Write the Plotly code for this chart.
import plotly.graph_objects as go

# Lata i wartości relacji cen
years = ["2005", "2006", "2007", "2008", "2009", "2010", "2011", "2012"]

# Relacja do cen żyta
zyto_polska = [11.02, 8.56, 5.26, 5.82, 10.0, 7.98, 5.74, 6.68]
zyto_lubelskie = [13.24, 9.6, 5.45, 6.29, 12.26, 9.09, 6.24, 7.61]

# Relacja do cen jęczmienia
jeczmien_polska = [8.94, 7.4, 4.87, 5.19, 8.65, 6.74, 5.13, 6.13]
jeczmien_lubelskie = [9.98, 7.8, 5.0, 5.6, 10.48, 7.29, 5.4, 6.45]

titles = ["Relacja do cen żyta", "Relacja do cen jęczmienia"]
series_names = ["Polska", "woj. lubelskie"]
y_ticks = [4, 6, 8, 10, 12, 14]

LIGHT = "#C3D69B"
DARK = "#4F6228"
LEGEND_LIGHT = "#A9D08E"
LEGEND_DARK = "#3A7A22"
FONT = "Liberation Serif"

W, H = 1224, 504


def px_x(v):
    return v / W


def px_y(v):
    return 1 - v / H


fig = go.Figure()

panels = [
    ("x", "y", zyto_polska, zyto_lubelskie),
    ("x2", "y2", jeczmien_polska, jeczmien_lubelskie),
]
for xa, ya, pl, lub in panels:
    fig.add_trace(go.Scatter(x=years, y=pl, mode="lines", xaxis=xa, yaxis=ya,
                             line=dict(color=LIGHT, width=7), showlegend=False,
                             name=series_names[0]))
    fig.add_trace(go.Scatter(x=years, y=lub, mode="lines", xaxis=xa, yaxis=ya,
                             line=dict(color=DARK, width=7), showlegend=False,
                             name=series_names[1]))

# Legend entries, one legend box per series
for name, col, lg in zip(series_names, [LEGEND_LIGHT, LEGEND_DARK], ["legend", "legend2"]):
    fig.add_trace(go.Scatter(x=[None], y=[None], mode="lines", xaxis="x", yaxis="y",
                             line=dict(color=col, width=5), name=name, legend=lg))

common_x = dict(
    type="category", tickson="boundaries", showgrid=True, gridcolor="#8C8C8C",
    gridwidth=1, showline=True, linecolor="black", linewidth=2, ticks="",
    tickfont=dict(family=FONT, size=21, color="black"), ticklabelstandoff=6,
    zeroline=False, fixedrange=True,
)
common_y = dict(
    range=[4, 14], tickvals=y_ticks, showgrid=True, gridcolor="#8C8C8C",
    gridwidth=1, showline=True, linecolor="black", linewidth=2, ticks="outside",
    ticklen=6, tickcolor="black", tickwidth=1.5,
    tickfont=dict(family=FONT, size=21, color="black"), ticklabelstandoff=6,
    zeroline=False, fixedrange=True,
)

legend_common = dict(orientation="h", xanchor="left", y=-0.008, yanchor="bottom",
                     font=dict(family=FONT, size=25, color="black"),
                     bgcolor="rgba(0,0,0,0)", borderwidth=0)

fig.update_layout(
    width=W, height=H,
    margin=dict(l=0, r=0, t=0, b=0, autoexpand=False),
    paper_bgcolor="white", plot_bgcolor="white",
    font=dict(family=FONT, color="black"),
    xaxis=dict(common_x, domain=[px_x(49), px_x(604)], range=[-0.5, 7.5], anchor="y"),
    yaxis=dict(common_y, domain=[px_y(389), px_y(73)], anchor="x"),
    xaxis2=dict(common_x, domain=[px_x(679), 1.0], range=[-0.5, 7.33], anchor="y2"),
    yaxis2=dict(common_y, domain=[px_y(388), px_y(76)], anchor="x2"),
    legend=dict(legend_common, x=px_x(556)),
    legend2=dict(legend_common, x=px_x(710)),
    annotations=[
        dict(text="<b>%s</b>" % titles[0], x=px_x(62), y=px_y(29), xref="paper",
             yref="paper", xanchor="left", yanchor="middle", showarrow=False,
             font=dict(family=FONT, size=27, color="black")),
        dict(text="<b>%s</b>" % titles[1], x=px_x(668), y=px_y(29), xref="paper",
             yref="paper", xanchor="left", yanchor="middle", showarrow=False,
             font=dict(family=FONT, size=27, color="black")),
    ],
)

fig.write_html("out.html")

* * *

Exercise aim: Using the data above, restate word for word the lines from its opening line through the line that contains "9.09, 6.24, 7.61]", and no more.

Output for this exercise:
Write the Plotly code for this chart.
import plotly.graph_objects as go

# Lata i wartości relacji cen
years = ["2005", "2006", "2007", "2008", "2009", "2010", "2011", "2012"]

# Relacja do cen żyta
zyto_polska = [11.02, 8.56, 5.26, 5.82, 10.0, 7.98, 5.74, 6.68]
zyto_lubelskie = [13.24, 9.6, 5.45, 6.29, 12.26, 9.09, 6.24, 7.61]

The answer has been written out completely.